**Short problem:** All of the listing below must be repeated word for word. Pictures are the only thing to omit.

**Data shown:**

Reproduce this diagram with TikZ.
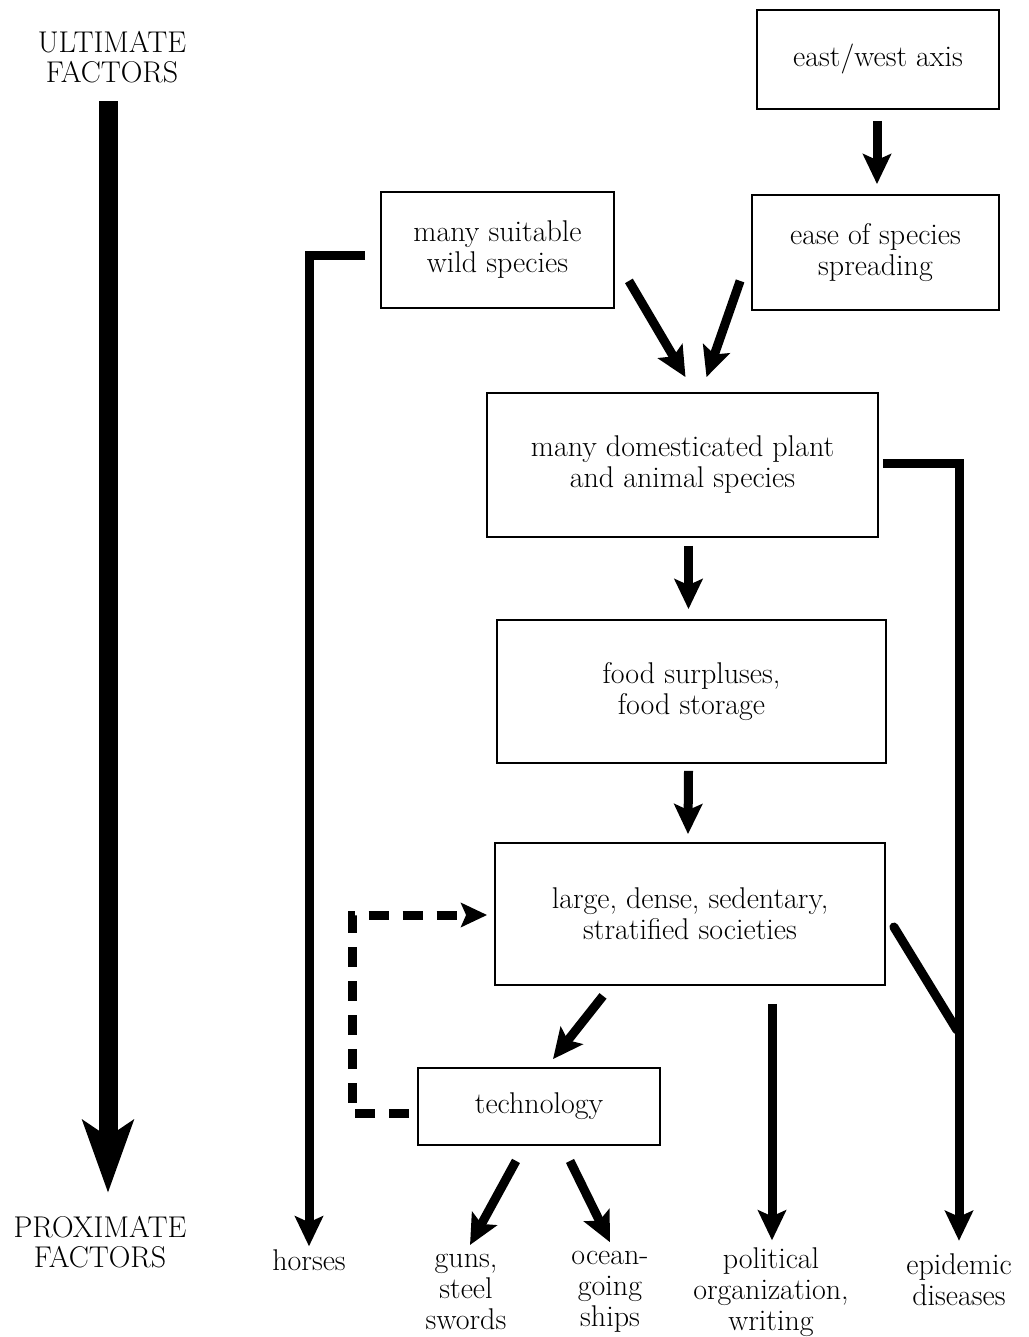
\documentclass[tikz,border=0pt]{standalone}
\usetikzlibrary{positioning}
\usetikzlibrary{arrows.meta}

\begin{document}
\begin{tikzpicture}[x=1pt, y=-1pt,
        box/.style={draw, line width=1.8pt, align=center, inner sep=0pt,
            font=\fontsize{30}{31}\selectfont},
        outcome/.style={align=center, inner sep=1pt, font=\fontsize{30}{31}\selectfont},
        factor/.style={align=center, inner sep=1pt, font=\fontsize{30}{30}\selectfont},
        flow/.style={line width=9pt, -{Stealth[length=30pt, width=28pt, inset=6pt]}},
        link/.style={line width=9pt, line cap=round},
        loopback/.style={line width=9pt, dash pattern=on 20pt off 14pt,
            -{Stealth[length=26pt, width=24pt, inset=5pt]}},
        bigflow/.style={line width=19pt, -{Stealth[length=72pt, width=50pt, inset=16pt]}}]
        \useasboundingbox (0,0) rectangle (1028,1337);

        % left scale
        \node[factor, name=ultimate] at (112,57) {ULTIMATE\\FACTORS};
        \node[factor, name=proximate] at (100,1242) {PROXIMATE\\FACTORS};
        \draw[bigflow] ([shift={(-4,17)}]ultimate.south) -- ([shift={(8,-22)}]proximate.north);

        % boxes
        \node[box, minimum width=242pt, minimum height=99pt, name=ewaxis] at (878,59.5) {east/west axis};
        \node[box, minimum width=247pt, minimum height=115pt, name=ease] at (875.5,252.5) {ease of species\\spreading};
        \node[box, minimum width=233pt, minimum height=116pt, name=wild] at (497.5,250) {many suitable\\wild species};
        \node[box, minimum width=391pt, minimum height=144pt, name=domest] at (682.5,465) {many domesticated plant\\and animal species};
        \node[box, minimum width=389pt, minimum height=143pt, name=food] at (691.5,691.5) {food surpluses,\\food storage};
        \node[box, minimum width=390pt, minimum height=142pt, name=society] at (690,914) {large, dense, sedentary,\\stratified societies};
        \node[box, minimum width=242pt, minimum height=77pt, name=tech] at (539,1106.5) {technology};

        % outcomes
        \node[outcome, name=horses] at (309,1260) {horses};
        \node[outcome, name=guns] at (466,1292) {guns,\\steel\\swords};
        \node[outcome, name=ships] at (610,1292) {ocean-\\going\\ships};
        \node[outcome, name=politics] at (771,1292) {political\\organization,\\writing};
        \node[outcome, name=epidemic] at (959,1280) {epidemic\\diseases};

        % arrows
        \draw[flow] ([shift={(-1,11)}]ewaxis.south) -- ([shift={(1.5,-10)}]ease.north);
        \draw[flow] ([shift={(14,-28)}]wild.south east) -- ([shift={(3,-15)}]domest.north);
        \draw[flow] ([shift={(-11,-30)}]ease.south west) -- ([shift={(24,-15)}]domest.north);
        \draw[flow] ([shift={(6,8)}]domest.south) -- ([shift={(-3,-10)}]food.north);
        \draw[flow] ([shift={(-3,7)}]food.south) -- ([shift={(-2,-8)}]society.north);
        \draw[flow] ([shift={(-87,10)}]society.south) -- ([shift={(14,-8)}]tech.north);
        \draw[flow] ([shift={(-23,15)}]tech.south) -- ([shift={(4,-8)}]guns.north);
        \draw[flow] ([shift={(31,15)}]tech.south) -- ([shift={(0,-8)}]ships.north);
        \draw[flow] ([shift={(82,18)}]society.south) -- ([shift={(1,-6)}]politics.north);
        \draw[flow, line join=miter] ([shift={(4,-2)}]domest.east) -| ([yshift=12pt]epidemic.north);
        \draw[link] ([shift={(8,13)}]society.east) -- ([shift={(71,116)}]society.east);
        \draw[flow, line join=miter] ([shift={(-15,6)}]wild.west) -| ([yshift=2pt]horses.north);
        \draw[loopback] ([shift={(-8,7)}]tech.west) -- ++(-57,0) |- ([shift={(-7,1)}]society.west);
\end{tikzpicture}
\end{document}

**Written response:**
Reproduce this diagram with TikZ.
\documentclass[tikz,border=0pt]{standalone}
\usetikzlibrary{positioning}
\usetikzlibrary{arrows.meta}

\begin{document}
\begin{tikzpicture}[x=1pt, y=-1pt,
        box/.style={draw, line width=1.8pt, align=center, inner sep=0pt,
            font=\fontsize{30}{31}\selectfont},
        outcome/.style={align=center, inner sep=1pt, font=\fontsize{30}{31}\selectfont},
        factor/.style={align=center, inner sep=1pt, font=\fontsize{30}{30}\selectfont},
        flow/.style={line width=9pt, -{Stealth[length=30pt, width=28pt, inset=6pt]}},
        link/.style={line width=9pt, line cap=round},
        loopback/.style={line width=9pt, dash pattern=on 20pt off 14pt,
            -{Stealth[length=26pt, width=24pt, inset=5pt]}},
        bigflow/.style={line width=19pt, -{Stealth[length=72pt, width=50pt, inset=16pt]}}]
        \useasboundingbox (0,0) rectangle (1028,1337);

        % left scale
        \node[factor, name=ultimate] at (112,57) {ULTIMATE\\FACTORS};
        \node[factor, name=proximate] at (100,1242) {PROXIMATE\\FACTORS};
        \draw[bigflow] ([shift={(-4,17)}]ultimate.south) -- ([shift={(8,-22)}]proximate.north);

        % boxes
        \node[box, minimum width=242pt, minimum height=99pt, name=ewaxis] at (878,59.5) {east/west axis};
        \node[box, minimum width=247pt, minimum height=115pt, name=ease] at (875.5,252.5) {ease of species\\spreading};
        \node[box, minimum width=233pt, minimum height=116pt, name=wild] at (497.5,250) {many suitable\\wild species};
        \node[box, minimum width=391pt, minimum height=144pt, name=domest] at (682.5,465) {many domesticated plant\\and animal species};
        \node[box, minimum width=389pt, minimum height=143pt, name=food] at (691.5,691.5) {food surpluses,\\food storage};
        \node[box, minimum width=390pt, minimum height=142pt, name=society] at (690,914) {large, dense, sedentary,\\stratified societies};
        \node[box, minimum width=242pt, minimum height=77pt, name=tech] at (539,1106.5) {technology};

        % outcomes
        \node[outcome, name=horses] at (309,1260) {horses};
        \node[outcome, name=guns] at (466,1292) {guns,\\steel\\swords};
        \node[outcome, name=ships] at (610,1292) {ocean-\\going\\ships};
        \node[outcome, name=politics] at (771,1292) {political\\organization,\\writing};
        \node[outcome, name=epidemic] at (959,1280) {epidemic\\diseases};

        % arrows
        \draw[flow] ([shift={(-1,11)}]ewaxis.south) -- ([shift={(1.5,-10)}]ease.north);
        \draw[flow] ([shift={(14,-28)}]wild.south east) -- ([shift={(3,-15)}]domest.north);
        \draw[flow] ([shift={(-11,-30)}]ease.south west) -- ([shift={(24,-15)}]domest.north);
        \draw[flow] ([shift={(6,8)}]domest.south) -- ([shift={(-3,-10)}]food.north);
        \draw[flow] ([shift={(-3,7)}]food.south) -- ([shift={(-2,-8)}]society.north);
        \draw[flow] ([shift={(-87,10)}]society.south) -- ([shift={(14,-8)}]tech.north);
        \draw[flow] ([shift={(-23,15)}]tech.south) -- ([shift={(4,-8)}]guns.north);
        \draw[flow] ([shift={(31,15)}]tech.south) -- ([shift={(0,-8)}]ships.north);
        \draw[flow] ([shift={(82,18)}]society.south) -- ([shift={(1,-6)}]politics.north);
        \draw[flow, line join=miter] ([shift={(4,-2)}]domest.east) -| ([yshift=12pt]epidemic.north);
        \draw[link] ([shift={(8,13)}]society.east) -- ([shift={(71,116)}]society.east);
        \draw[flow, line join=miter] ([shift={(-15,6)}]wild.west) -| ([yshift=2pt]horses.north);
        \draw[loopback] ([shift={(-8,7)}]tech.west) -- ++(-57,0) |- ([shift={(-7,1)}]society.west);
\end{tikzpicture}
\end{document}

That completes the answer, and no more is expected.